→ What you will do
Skip the pictures and quote all of the lines exactly.

─── Source data

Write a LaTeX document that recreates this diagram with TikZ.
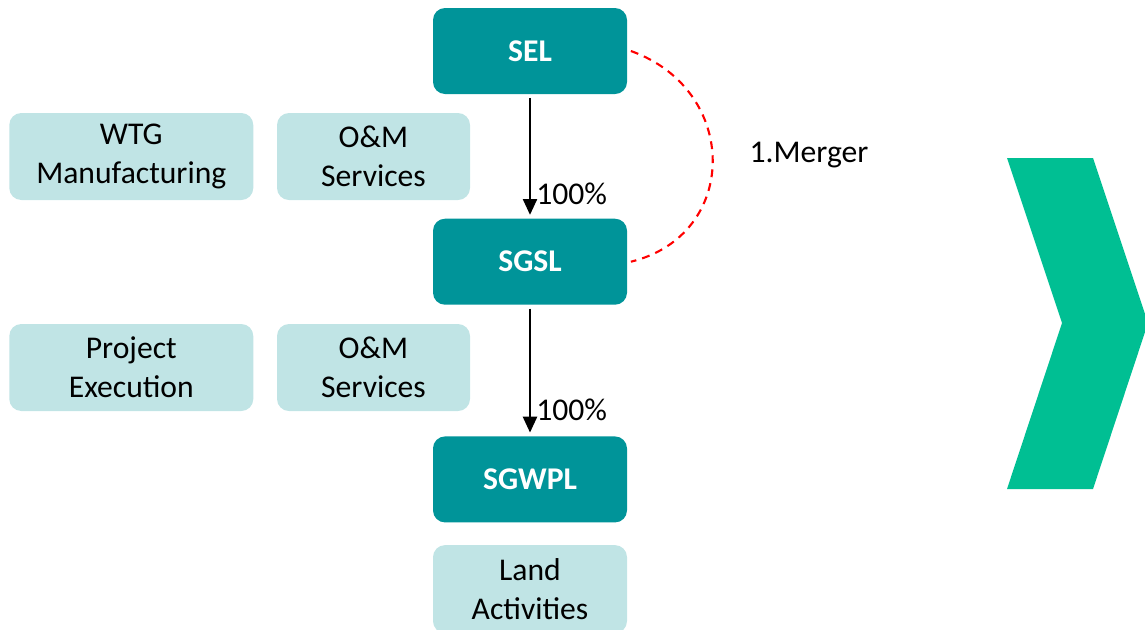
\documentclass[tikz,border=0pt]{standalone}
\usepackage{fontspec}
\setmainfont{Carlito}
\usepackage{xcolor}
\usetikzlibrary{arrows.meta, positioning}
\definecolor{tealdark}{HTML}{009499}
\definecolor{teallight}{HTML}{C0E4E5}
\definecolor{chevgreen}{HTML}{00BF93}

\begin{document}
\begin{tikzpicture}[
    entity/.style={rectangle, rounded corners=0.24cm, fill=tealdark, text=white, minimum width=3.88cm, minimum height=1.72cm, align=center, font=\fontsize{18}{22}\selectfont\bfseries},
    activity/.style={rectangle, rounded corners=0.24cm, fill=teallight, minimum width=3.86cm, minimum height=1.74cm, align=center, font=\fontsize{18}{22}\selectfont},
    arrow/.style={-{Triangle[length=9pt,width=8pt]}, line width=1.2pt, shorten <=2pt, shorten >=2pt},
    share/.style={font=\fontsize{18}{22}\selectfont, right, inner sep=3pt}
]
    \path[use as bounding box, clip] (0,0) rectangle (22.9,-12.58);

    \node[entity] (sel) at (10.6,-1.02) {SEL};
    \node[entity, below=2.48cm of sel] (sgsl) {SGSL};
    \node[entity, below=2.62cm of sgsl] (sgwpl) {SGWPL};
    \node[activity, minimum width=3.88cm, minimum height=1.76cm, below=0.44cm of sgwpl] (land) {Land\\Activities};

    \node[activity] (om1) at (7.47,-3.13) {O\&M\\Services};
    \node[activity, minimum width=4.88cm, left=0.46cm of om1] (wtg) {WTG\\Manufacturing};
    \node[activity] (om2) at (7.47,-7.35) {O\&M\\Services};
    \node[activity, minimum width=4.88cm, left=0.46cm of om2] (proj) {Project\\Execution};

    % Shareholding
    \draw[arrow] (sel) -- node[share, pos=0.8] {100\%} (sgsl);
    \draw[arrow] (sgsl) -- node[share, pos=0.8] {100\%} (sgwpl);

    % Merger
    \draw[red, dashed, line width=1.2pt, dash pattern=on 4.5pt off 3.5pt]
        ([xshift=2pt]sel.east) .. controls (14.8,-1.8) and (14.8,-4.7) .. ([xshift=2pt]sgsl.east);
    \node[font=\fontsize{18}{22}\selectfont] (merger) at (16.18,-3.1) {1.Merger};

    % Chevron
    \fill[chevgreen] (20.14,-3.16) -- (21.86,-3.16) -- (22.96,-6.46) -- (21.86,-9.78)
        -- (20.14,-9.78) -- (21.24,-6.46) -- cycle;
\end{tikzpicture}
\end{document}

──────

→ Complete answer
Write a LaTeX document that recreates this diagram with TikZ.
\documentclass[tikz,border=0pt]{standalone}
\usepackage{fontspec}
\setmainfont{Carlito}
\usepackage{xcolor}
\usetikzlibrary{arrows.meta, positioning}
\definecolor{tealdark}{HTML}{009499}
\definecolor{teallight}{HTML}{C0E4E5}
\definecolor{chevgreen}{HTML}{00BF93}

\begin{document}
\begin{tikzpicture}[
    entity/.style={rectangle, rounded corners=0.24cm, fill=tealdark, text=white, minimum width=3.88cm, minimum height=1.72cm, align=center, font=\fontsize{18}{22}\selectfont\bfseries},
    activity/.style={rectangle, rounded corners=0.24cm, fill=teallight, minimum width=3.86cm, minimum height=1.74cm, align=center, font=\fontsize{18}{22}\selectfont},
    arrow/.style={-{Triangle[length=9pt,width=8pt]}, line width=1.2pt, shorten <=2pt, shorten >=2pt},
    share/.style={font=\fontsize{18}{22}\selectfont, right, inner sep=3pt}
]
    \path[use as bounding box, clip] (0,0) rectangle (22.9,-12.58);

    \node[entity] (sel) at (10.6,-1.02) {SEL};
    \node[entity, below=2.48cm of sel] (sgsl) {SGSL};
    \node[entity, below=2.62cm of sgsl] (sgwpl) {SGWPL};
    \node[activity, minimum width=3.88cm, minimum height=1.76cm, below=0.44cm of sgwpl] (land) {Land\\Activities};

    \node[activity] (om1) at (7.47,-3.13) {O\&M\\Services};
    \node[activity, minimum width=4.88cm, left=0.46cm of om1] (wtg) {WTG\\Manufacturing};
    \node[activity] (om2) at (7.47,-7.35) {O\&M\\Services};
    \node[activity, minimum width=4.88cm, left=0.46cm of om2] (proj) {Project\\Execution};

    % Shareholding
    \draw[arrow] (sel) -- node[share, pos=0.8] {100\%} (sgsl);
    \draw[arrow] (sgsl) -- node[share, pos=0.8] {100\%} (sgwpl);

    % Merger
    \draw[red, dashed, line width=1.2pt, dash pattern=on 4.5pt off 3.5pt]
        ([xshift=2pt]sel.east) .. controls (14.8,-1.8) and (14.8,-4.7) .. ([xshift=2pt]sgsl.east);
    \node[font=\fontsize{18}{22}\selectfont] (merger) at (16.18,-3.1) {1.Merger};

    % Chevron
    \fill[chevgreen] (20.14,-3.16) -- (21.86,-3.16) -- (22.96,-6.46) -- (21.86,-9.78)
        -- (20.14,-9.78) -- (21.24,-6.46) -- cycle;
\end{tikzpicture}
\end{document}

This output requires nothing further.